Ultimately, I paint to make new spaces-creating paintings within paintings and rooms within rooms, with thick layers of paint and densely overlapping perspectives. To spend time in front of these paintings is to see them change. Figures and objects move in and out of the viewer's attention, as each painting seems to present an analysis of the processes of seeing and remembering. 




by Stephen Westfall


Yayoi Asoma's spectacular paintings have the humblest of beginnings, from photographs and memories of the house she grew up in, in Chappaqua, NY, where her parents still live. As they manifest in a gallery space of appropriate scale, the paintings expand their biographical material into a grand formal display of something that we may have not known or forgotten we were missing: the potential of a post-Cubist representational space to intensify an experience of a thing or place rather than confuse it or render it nostalgic. I think this is so because, since Matisse, post-Cubist rupture of a coherent pictorial space (the equivalent of montage in film or theatre) has largely disappeared, or else has been submerged so deep into pictorial structure as to be non-declarative even as it torques the entire spatial field, as in the paintings of Malcom Morley, Lucian Freud, and Rackstraw Downes. 

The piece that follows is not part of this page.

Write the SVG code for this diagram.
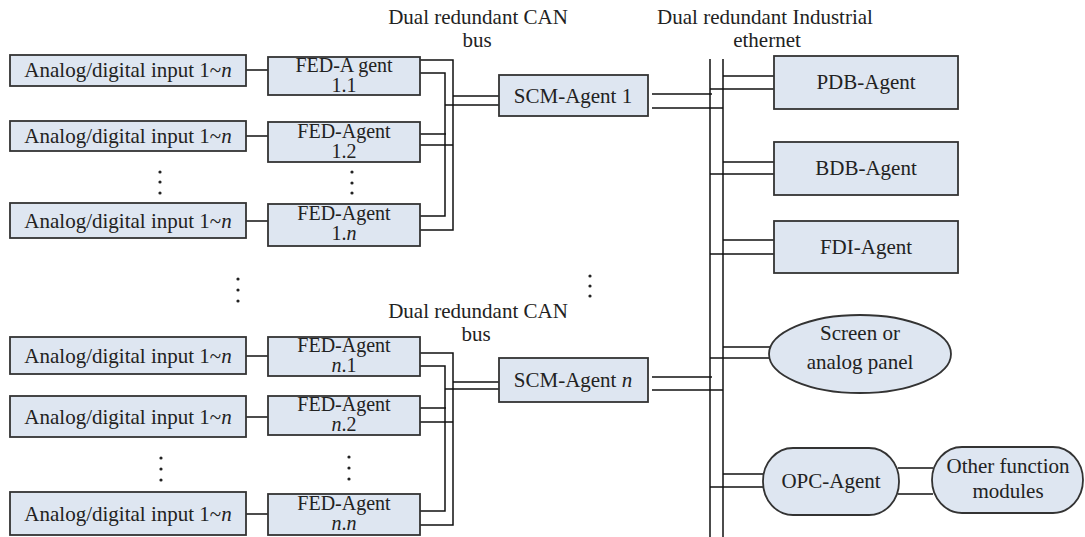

The closest compositional analogs to Asoma's panoramic sequences of breaks and sudden vectors might be David Hockney's reiteration of post-Cubist space in his photo-collages and Gordon Matta-Clark's photo documentations of his swooping cuts into buildings. But these are photographs, not paintings. Their surfaces are missing the tactile "feeling out" of the painted mark and, by literal extension, the reach of the body in real space. Not Asoma's paintings. Photography for her is a starting point, a kind of note taking or an on site sketch. Back in her painting studio, photographs of interiors and exteriors of the Chappaqua home are pieced together and adjusted for some equipoise between transitions that make narrative sense and abrupt breaks that shift scale, bring light into dramatic collisions with shadow, and establish a corollary between shifts in spatial vectors and levels of memory. Perhaps most importantly, the photographic elements are blown up to a scale where painting more productively takes over as a rendering process, not to preserve the material integrity of the grain of a working print, but to establish another level of presence at a scale where the photographic grain starts to break down, or else lose any connection to the scale of human application (in their technologically jaw-dropping cohesion, the prints of Andreas Gursky or Thomas Struth only confirm this apprehension).
Asoma's paintings are dream like without the irruptions of the id (that would be Surrealism). Their spaces adhere to the eye in the manner of dream space, which seems to follow us as subjects. As our eye moves through the exteriors, or around the exteriors of the home we are aware that every plane, every splinter or fragment of a view, even those at steep angles of perspective, is directly addressed to the gaze. Simultaneously, the paint surface, built up in transparent or semi-transparent washes, advances as a material presence, delicate but insistent in its buildup. Bonnard does something similar, but usually with a smaller and less loaded brush (fewer drips in Bonnard). And Asoma's palette is narrower than that of Bonnard's mature paintings; she stays in the grays and greens of the early Nabis. I think this at least partly because a broader and warmer chromatic range would undermine the elegiac undertow of her otherwise monumental pictorial constructions. This is the house she grew up in, through and around which she wanders, or floats as if in a dream. The paintings draw the viewer's full body into her dream, close to the literal scale of both the interior and exterior of a house viewed at the site and the concrete scale of the artist's body making a painting across such an area. So it's more than a dream or a memory that's present here. It's a fresh mapping of sensation achieved through a reawakening of dormant formal methods. This is an auspicious beginning for a young painter setting out, but I think these paintings would be impressive for a painter at any age.